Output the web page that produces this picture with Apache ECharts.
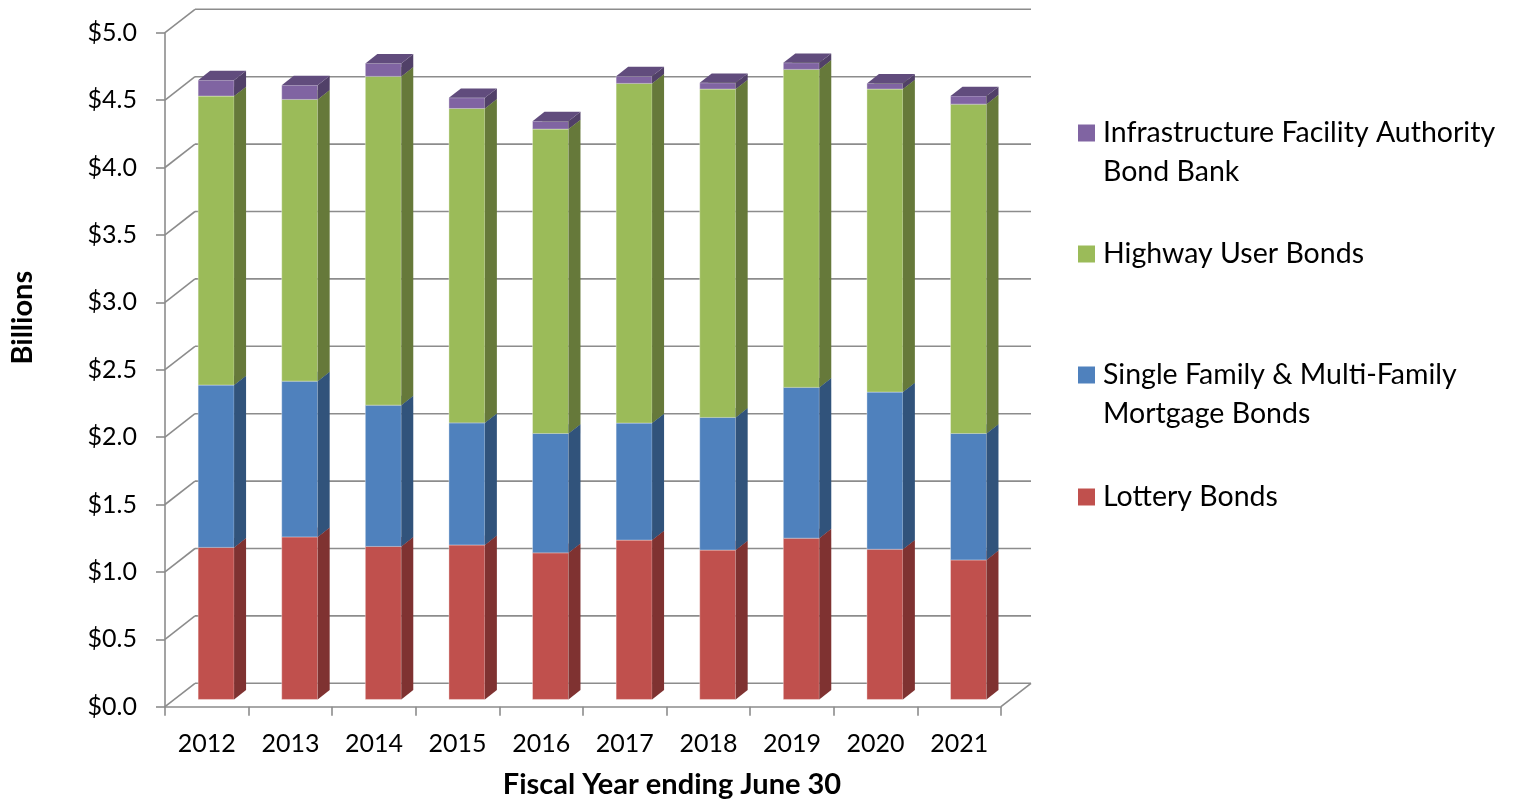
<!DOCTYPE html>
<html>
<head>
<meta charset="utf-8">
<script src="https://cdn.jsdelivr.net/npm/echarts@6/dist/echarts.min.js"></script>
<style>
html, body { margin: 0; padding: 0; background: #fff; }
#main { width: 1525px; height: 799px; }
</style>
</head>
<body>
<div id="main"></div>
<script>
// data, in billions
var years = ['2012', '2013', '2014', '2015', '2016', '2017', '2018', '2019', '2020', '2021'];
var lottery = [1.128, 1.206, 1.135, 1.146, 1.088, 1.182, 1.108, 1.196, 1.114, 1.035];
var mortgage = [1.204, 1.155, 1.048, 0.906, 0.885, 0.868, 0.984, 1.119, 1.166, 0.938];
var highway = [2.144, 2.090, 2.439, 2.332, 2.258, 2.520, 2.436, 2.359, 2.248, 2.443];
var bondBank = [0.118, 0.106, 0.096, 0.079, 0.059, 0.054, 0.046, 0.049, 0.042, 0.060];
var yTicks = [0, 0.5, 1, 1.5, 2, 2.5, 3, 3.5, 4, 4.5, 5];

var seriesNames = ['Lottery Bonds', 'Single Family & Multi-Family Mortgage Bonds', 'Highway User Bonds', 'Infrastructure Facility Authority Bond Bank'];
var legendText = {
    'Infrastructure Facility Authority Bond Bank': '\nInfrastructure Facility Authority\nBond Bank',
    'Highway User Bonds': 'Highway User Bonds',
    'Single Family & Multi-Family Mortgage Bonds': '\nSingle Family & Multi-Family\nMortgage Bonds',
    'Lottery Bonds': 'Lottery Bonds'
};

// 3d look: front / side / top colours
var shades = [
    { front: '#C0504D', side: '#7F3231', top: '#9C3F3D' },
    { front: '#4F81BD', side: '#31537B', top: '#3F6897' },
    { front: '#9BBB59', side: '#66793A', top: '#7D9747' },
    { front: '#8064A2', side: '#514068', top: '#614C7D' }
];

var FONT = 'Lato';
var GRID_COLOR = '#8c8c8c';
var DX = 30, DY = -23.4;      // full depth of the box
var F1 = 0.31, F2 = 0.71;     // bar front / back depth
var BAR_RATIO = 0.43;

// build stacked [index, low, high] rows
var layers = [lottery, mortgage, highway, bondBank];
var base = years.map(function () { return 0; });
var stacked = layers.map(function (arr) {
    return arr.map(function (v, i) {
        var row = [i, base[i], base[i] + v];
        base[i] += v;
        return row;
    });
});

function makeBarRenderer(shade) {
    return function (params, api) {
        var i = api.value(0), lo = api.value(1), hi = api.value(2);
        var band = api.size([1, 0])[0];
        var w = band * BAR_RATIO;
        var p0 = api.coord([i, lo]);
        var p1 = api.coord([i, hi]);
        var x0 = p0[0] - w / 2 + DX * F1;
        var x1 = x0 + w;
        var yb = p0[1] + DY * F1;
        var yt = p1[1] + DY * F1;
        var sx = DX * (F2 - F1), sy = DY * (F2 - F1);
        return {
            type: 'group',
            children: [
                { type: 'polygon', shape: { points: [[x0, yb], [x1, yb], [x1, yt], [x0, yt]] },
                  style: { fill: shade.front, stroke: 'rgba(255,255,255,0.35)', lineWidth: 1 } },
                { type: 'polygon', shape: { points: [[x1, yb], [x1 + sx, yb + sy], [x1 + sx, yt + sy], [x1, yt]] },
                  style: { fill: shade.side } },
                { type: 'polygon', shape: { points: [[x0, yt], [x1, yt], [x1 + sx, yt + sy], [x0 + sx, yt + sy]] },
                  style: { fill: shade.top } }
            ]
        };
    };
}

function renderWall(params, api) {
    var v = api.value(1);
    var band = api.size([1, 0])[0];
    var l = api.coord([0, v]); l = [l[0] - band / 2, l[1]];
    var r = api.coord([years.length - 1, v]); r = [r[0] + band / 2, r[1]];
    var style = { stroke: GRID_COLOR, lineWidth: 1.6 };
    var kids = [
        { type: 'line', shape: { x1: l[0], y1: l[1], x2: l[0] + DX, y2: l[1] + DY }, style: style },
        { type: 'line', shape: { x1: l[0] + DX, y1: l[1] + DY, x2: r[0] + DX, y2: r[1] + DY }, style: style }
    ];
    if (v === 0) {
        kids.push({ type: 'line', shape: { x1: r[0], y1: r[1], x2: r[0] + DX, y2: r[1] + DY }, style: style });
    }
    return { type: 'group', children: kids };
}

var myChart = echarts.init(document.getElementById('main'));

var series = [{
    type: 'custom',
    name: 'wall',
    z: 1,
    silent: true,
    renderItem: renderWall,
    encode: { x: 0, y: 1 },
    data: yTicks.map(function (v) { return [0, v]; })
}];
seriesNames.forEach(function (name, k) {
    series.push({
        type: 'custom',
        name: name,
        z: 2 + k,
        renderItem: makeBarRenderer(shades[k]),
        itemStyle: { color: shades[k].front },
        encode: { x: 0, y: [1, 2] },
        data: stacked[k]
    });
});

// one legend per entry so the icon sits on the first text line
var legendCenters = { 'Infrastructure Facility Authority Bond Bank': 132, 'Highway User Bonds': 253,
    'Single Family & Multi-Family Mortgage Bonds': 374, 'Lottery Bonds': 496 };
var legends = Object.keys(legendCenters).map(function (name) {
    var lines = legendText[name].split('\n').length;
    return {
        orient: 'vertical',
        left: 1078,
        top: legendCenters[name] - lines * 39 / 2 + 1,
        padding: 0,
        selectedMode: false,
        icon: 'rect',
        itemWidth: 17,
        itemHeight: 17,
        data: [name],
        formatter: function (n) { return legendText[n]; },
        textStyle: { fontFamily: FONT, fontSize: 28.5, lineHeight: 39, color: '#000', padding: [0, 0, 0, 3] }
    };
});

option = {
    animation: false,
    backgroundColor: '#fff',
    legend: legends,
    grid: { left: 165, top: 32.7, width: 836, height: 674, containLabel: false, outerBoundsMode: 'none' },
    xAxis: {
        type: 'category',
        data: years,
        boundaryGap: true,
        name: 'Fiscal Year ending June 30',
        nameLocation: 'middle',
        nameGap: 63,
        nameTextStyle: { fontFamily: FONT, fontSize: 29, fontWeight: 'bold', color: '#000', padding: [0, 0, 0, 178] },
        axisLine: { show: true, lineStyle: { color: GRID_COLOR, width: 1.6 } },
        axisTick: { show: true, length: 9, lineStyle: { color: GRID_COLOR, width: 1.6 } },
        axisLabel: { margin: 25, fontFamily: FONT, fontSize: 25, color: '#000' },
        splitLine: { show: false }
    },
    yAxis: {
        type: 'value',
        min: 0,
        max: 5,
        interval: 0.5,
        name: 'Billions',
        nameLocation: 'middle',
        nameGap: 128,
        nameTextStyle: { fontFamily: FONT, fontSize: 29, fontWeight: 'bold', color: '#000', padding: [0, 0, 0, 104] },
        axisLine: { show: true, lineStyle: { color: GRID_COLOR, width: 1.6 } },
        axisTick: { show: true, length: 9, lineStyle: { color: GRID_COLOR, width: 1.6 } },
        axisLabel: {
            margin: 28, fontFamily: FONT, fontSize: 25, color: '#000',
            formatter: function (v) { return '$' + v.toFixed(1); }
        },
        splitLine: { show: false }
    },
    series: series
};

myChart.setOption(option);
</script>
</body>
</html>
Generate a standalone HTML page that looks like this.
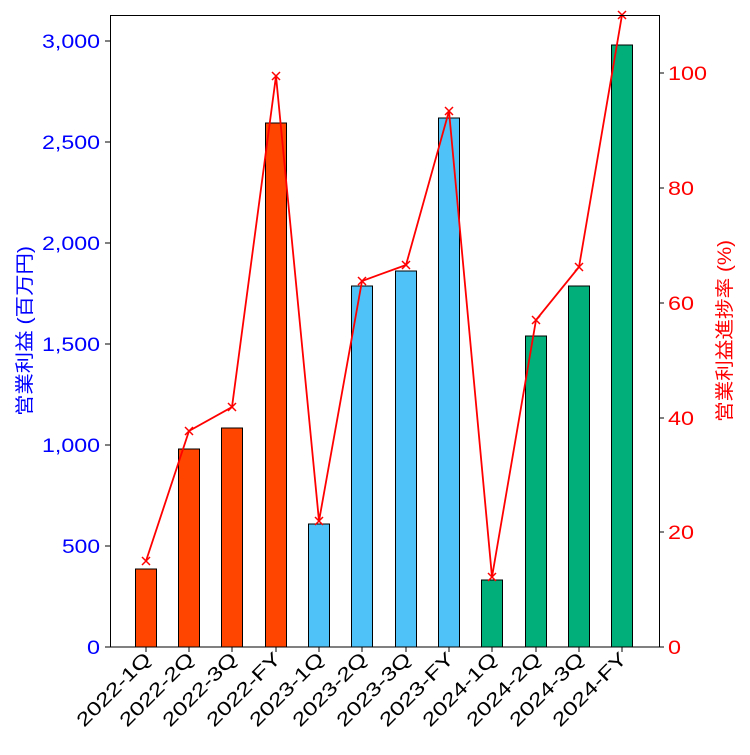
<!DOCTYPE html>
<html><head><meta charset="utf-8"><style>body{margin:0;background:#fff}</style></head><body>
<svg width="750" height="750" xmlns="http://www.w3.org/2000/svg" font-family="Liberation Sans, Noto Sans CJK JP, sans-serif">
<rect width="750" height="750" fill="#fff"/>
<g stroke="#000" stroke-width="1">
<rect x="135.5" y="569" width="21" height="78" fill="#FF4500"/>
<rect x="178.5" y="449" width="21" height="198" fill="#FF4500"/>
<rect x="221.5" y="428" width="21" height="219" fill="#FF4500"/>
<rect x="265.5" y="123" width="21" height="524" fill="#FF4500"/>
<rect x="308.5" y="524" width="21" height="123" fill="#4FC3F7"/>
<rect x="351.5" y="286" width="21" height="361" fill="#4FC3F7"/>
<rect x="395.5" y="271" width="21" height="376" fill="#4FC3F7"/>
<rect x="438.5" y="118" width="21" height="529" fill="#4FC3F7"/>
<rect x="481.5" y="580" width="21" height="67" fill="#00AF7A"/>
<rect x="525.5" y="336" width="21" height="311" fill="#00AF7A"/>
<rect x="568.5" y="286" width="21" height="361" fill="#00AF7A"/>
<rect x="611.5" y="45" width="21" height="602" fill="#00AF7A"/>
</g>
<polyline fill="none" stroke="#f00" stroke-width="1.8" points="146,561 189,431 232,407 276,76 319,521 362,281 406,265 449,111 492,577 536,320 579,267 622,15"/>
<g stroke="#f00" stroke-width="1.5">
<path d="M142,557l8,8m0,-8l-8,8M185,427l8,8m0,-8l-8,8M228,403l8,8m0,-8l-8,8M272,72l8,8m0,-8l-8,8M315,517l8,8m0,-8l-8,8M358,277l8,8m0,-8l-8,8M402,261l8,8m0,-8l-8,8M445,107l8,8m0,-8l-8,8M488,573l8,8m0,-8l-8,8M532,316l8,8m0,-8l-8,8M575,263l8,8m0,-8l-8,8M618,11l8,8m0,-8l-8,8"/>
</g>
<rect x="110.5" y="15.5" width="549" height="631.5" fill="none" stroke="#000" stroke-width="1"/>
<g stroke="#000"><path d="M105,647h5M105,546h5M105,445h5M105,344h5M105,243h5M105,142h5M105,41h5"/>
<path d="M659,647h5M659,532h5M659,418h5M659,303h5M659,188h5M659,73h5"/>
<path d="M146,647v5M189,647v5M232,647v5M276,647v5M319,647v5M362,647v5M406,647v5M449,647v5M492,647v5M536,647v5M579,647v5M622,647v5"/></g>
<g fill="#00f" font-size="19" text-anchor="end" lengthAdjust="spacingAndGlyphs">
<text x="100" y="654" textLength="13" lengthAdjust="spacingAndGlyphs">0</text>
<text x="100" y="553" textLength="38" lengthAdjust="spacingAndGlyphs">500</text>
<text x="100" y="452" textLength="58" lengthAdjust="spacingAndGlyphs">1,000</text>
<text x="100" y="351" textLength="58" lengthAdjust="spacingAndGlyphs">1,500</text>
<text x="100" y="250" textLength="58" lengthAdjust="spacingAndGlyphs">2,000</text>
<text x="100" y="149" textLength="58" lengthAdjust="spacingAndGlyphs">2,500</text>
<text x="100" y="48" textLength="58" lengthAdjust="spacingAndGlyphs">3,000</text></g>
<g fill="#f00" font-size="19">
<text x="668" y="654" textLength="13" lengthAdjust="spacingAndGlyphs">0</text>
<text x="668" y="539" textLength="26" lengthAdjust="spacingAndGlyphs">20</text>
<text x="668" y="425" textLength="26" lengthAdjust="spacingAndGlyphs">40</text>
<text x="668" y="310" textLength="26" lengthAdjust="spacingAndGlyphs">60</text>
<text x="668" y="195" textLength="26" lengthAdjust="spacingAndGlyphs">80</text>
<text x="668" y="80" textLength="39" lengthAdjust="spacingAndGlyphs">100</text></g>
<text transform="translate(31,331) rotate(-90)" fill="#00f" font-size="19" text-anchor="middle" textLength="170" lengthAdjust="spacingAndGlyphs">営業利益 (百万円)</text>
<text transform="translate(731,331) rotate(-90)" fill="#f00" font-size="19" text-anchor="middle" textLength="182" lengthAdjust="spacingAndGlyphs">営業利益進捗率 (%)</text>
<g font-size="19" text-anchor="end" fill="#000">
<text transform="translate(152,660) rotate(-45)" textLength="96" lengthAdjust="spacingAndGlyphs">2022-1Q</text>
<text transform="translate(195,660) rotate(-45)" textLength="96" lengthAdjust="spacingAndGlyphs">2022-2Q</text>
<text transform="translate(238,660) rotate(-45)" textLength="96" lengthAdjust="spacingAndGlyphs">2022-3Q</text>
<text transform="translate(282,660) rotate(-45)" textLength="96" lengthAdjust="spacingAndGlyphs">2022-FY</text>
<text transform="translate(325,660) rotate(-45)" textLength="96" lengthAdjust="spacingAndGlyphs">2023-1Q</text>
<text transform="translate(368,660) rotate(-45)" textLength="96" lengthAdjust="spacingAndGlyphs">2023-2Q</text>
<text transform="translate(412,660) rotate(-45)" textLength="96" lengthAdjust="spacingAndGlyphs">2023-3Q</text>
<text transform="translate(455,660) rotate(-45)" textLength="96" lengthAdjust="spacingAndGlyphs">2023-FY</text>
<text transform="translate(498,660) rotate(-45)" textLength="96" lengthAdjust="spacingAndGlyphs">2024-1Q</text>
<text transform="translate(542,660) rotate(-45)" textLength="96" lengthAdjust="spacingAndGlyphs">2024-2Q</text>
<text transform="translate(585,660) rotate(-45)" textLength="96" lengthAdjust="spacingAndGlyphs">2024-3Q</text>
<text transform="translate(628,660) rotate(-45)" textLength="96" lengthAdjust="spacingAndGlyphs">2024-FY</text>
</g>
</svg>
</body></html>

•••

**INSTRUCTIONS TO FOLLOW**
Leave the pictures out and please restate exactly the lines running from the start of the material through the one with "3.5, 4, 4.5, 5];".

**OUTPUT FOR THIS EXERCISE**
Output the web page that produces this picture with Apache ECharts.
<!DOCTYPE html>
<html>
<head>
<meta charset="utf-8">
<script src="https://cdn.jsdelivr.net/npm/echarts@6/dist/echarts.min.js"></script>
<style>
html, body { margin: 0; padding: 0; background: #fff; }
#main { width: 1525px; height: 799px; }
</style>
</head>
<body>
<div id="main"></div>
<script>
// data, in billions
var years = ['2012', '2013', '2014', '2015', '2016', '2017', '2018', '2019', '2020', '2021'];
var lottery = [1.128, 1.206, 1.135, 1.146, 1.088, 1.182, 1.108, 1.196, 1.114, 1.035];
var mortgage = [1.204, 1.155, 1.048, 0.906, 0.885, 0.868, 0.984, 1.119, 1.166, 0.938];
var highway = [2.144, 2.090, 2.439, 2.332, 2.258, 2.520, 2.436, 2.359, 2.248, 2.443];
var bondBank = [0.118, 0.106, 0.096, 0.079, 0.059, 0.054, 0.046, 0.049, 0.042, 0.060];
var yTicks = [0, 0.5, 1, 1.5, 2, 2.5, 3, 3.5, 4, 4.5, 5];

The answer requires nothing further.